Trivially exploitable vulnerabilities have been discovered in several Arris home modems, routers and gateways distributed to consumers and small businesses through AT&T’s U-verse service.
It’s unknown yet whether the firmware vulnerabilities were introduced by the OEM or the ISP since AT&T seems to have access to Arris firmware and can customize code on the devices before they’re sent to customers, researchers at security consultancy Nomotion told Threatpost. The researchers uncovered support interfaces easily accessible over SSH, and hidden services exposing the devices to remote and local attacks.
Nomotion security analyst Joseph Hutchins said his firm elected to publicly disclose the vulnerabilities because of their severity and because of Arris’ history with security issues of this sort.
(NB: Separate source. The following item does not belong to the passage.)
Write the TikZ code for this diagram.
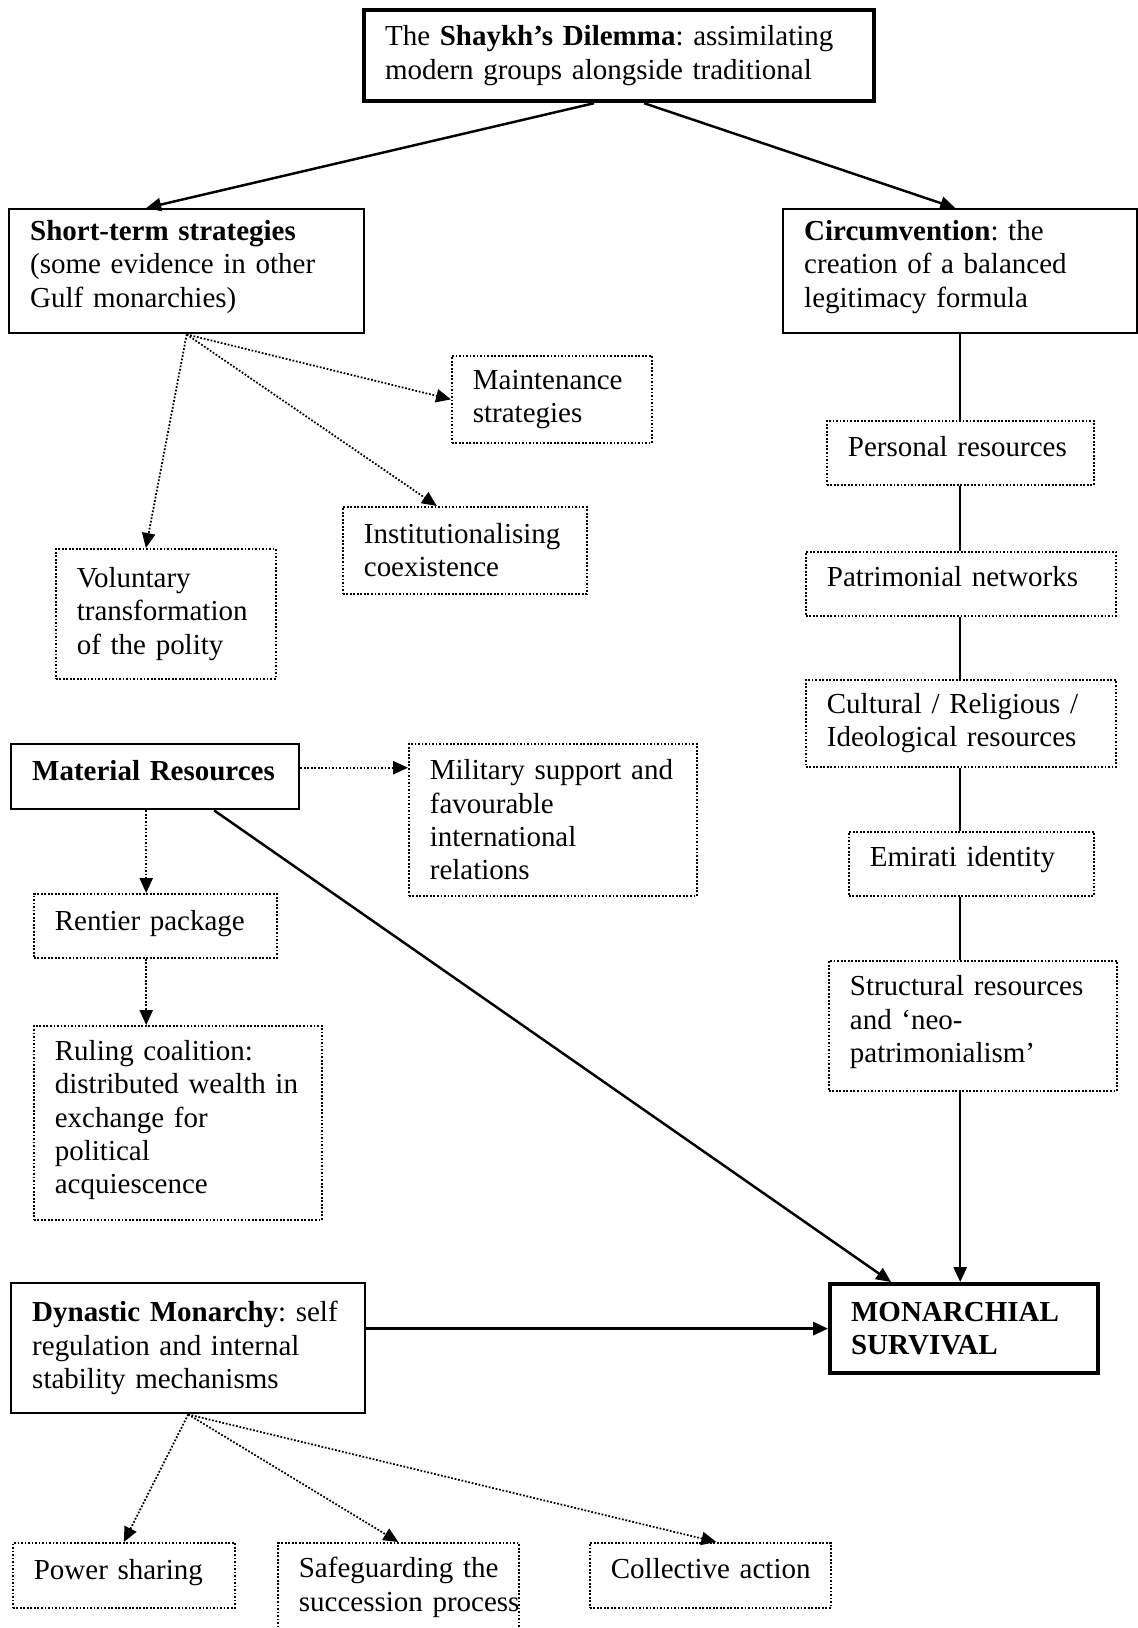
\documentclass[tikz,border=0pt]{standalone}
\usepackage{fontspec}
\setmainfont{Liberation Serif}
\frenchspacing
\hyphenpenalty=10000
\usetikzlibrary{arrows.meta}

\tikzset{
  box/.style={anchor=north west, align=left, inner xsep=0.42cm, inner ysep=0pt,
    font=\fontsize{16.5}{19}\selectfont},
  thickbox/.style={box, draw, line width=2.4pt},
  solidbox/.style={box, draw, line width=1.4pt},
  dotbox/.style={box, draw, densely dotted, line width=1pt},
  lift/.style={execute at end node={\par\kern#1}},
  link/.style={line width=1.4pt},
  arrowlink/.style={link, -{Triangle[length=8.5pt,width=7.5pt]}},
  dotlink/.style={densely dotted, line width=1pt, -{Triangle[length=8.5pt,width=7.5pt]}}
}

\begin{document}
\begin{tikzpicture}[x=0.02cm,y=-0.02cm]
\useasboundingbox (0,0) rectangle (1138,1628);

% top of the chart
\node[thickbox, text width=9.36cm, minimum height=1.82cm] (dilemma) at (362,8)
  {The \textbf{Shaykh’s Dilemma}: assimilating\\modern groups alongside traditional};

% left branch
\node[solidbox, lift=5pt, text width=6.26cm, minimum height=2.48cm] (shortterm) at (8,208)
  {\textbf{Short-term strategies}\\(some evidence in other\\Gulf monarchies)};
\node[dotbox, text width=3.16cm, minimum height=1.74cm] (maint) at (451,355)
  {Maintenance\\strategies};
\node[dotbox, text width=4.04cm, minimum height=1.74cm] (instit) at (342,506)
  {Institutionalising\\coexistence};
\node[dotbox, text width=3.56cm, minimum height=2.6cm] (volun) at (55,548)
  {Voluntary\\transformation\\of the polity};

% right branch
\node[solidbox, lift=5pt, text width=6.24cm, minimum height=2.48cm] (circum) at (782,208)
  {\textbf{Circumvention}: the\\creation of a balanced\\legitimacy formula};
\node[dotbox, lift=7pt, text width=4.5cm, minimum height=1.28cm] (personal) at (826,420)
  {Personal resources};
\node[dotbox, lift=8pt, text width=5.36cm, minimum height=1.28cm] (patrim) at (805,551)
  {Patrimonial networks};
\node[dotbox, text width=5.36cm, minimum height=1.74cm] (cultural) at (805,679)
  {Cultural / Religious /\\Ideological resources};
\node[dotbox, lift=5pt, text width=4.06cm, minimum height=1.28cm] (emirati) at (848,831)
  {Emirati identity};
\node[dotbox, lift=4pt, text width=4.92cm, minimum height=2.6cm] (struct) at (828,960)
  {Structural resources\\and ‘neo-\\patrimonialism’};

% material resources
\node[solidbox, lift=7pt, text width=4.92cm, minimum height=1.3cm] (material) at (10,743)
  {\textbf{Material~Resources}};
\node[dotbox, text width=4.92cm, minimum height=3.04cm] (military) at (408,743)
  {Military~support~and\\favourable\\international\\relations};
\node[dotbox, lift=3pt, text width=4.02cm, minimum height=1.28cm] (rentier) at (33,893)
  {Rentier package};
\node[dotbox, lift=3pt, text width=4.92cm, minimum height=3.88cm] (ruling) at (33,1025)
  {Ruling coalition:\\distributed~wealth~in\\exchange for\\political\\acquiescence};

% dynastic monarchy and the outcome
\node[solidbox, text width=6.24cm, minimum height=2.6cm] (dynastic) at (10,1282)
  {\textbf{Dynastic~Monarchy}:~self\\regulation and internal\\stability mechanisms};
\node[thickbox, text width=4.52cm, minimum height=1.78cm] (survival) at (828,1282)
  {\textbf{MONARCHIAL}\\\textbf{SURVIVAL}};
\node[dotbox, lift=3pt, text width=3.6cm, minimum height=1.3cm] (power) at (12,1542)
  {Power sharing};
\node[dotbox, text width=3.98cm, minimum height=1.78cm] (safeg) at (277,1542)
  {\mbox{Safeguarding the}\\\mbox{succession process}};
\node[dotbox, lift=8pt, text width=3.98cm, minimum height=1.3cm] (collective) at (589,1542)
  {\mbox{Collective action}};

% connectors
\draw[arrowlink] ([xshift=-0.5cm]dilemma.south) -- ([xshift=-0.81cm]shortterm.north);
\draw[arrowlink] ([xshift=0.5cm]dilemma.south) -- ([xshift=-0.1cm]circum.north);

\draw[dotlink] (shortterm.south) -- (maint.west);
\draw[dotlink] (shortterm.south) -- ([xshift=-0.56cm]instit.north);
\draw[dotlink] (shortterm.south) -- ([xshift=-0.4cm]volun.north);

\draw[link] (circum.south) -- (circum.south |- personal.north);
\draw[link] (circum.south |- personal.south) -- (circum.south |- patrim.north);
\draw[link] (circum.south |- patrim.south) -- (circum.south |- cultural.north);
\draw[link] (circum.south |- cultural.south) -- (circum.south |- emirati.north);
\draw[link] (circum.south |- emirati.south) -- (circum.south |- struct.north);
\draw[arrowlink] (circum.south |- struct.south) -- (circum.south |- survival.north);

\draw[dotlink] ([yshift=0.18cm]material.east) -- ([yshift=0.18cm]material.east -| military.west);
\draw[dotlink] ([xshift=-0.18cm]material.south) -- ([xshift=-0.18cm]material.south |- rentier.north);
\draw[dotlink] ([xshift=-0.18cm]material.south |- rentier.south) -- ([xshift=-0.18cm]material.south |- ruling.north);
\draw[arrowlink] ([xshift=1.18cm]material.south) -- ([xshift=-1.46cm]survival.north);

\draw[arrowlink] (dynastic.east |- survival.west) -- (survival.west);
\draw[dotlink] (dynastic.south) -- (power.north);
\draw[dotlink] (dynastic.south) -- (safeg.north);
\draw[dotlink] (dynastic.south) -- ([xshift=0.12cm]collective.north);
\end{tikzpicture}
\end{document}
A request for comment from Arris was not returned in time for publication.
“Even as early as February, there was another incident where they had similar security issues and their blatant carelessness has gotten out of hand,” said Nomotion CEO Orlando Padilla. “I think with a little bit of pressure, hopefully they’ll fix things up.”
Nomotion also said in a report published today that ISPs are responsible for ensuring the security of their network and equipment leased or sold to consumers.
The most serious of the five flaws affects the NVG589 and NVG599 modems, firmware update 9.2.2h0d83, which enables SSH by default and also contains hardcoded credentials that afford anyone access to the cshell service on the modem.
Hutchins said cshell is capable of viewing or changing the Wi-Fi SSID or password, modifying network configurations, reflashing firmware from a file served from the internet, or controlling a kernel module that injects ads into unencrypted traffic.
The cshell binary runs as root, meaning that any exploitable command injection or buffer overflow vulnerability will give an attacker root on the device. Nomotion estimates, however, that only 15,000 hosts are vulnerable after a Censys search, a much lower number than the impact posed by some of the other vulnerabilities.
Victimized gateways, meanwhile, can be corralled into a botnet, similar to that used by the Mirai malware to DDoS Dyn and other web-based services last fall. An attacker can also use these bugs to run code on the device to inject ads into traffic, or exploit other vulnerabilities on client devices running on the local network. Hutchins also said that since there’s no certificate pinning, an attacker could force the victim’s browser to accept a certificate from the gateway.
“You have full control of the traffic at that point,” he said.
Nomotion also found default credentials on the NVG599’s caserver HTTPS server running on port 49955, as well as a command injection vulnerability in the same webserver. Hutchins said the server accepts commands that would allow an attacker to upload their own firmware image, and either access or change an internal SDB database configuration. Nomotion estimates from Shodan and Censys searches that around 220,000 devices are vulnerable to this bug alone.
A separate information disclosure vulnerability in a service running on port 61001 would be useful to attackers, but would require them knowing the device serial number in advance in order to make a request.
The final bug affects possibly every AT&T device, all of which have port 49152 open, likely for remote access and support. Nomotion calls it a firewall bypass, and said a predictable three-byte value followed by the MAC address affords an attacker remote access.
“It is believed that the original purpose of this service was to allow AT&T to connect to the AT&T issued DVR devices which reside on the internal LAN. However, it should be painfully obvious by now that there is something terribly wrong with this implementation,” Nomotion wrote in its report. “Added to the severity is the fact that every single AT&T device observed has had this port (49152) open and has responded to probes in the same way.”
Hutchins said the most of the bugs are trivial to exploit.
“There’s no way people are not exploiting this in the wild,” Hutchins said. “It’s so trivial, we just didn’t see any point in going through the process of disclosure to the vendor and the waiting period because we just can’t see anyone not using this in the wild.”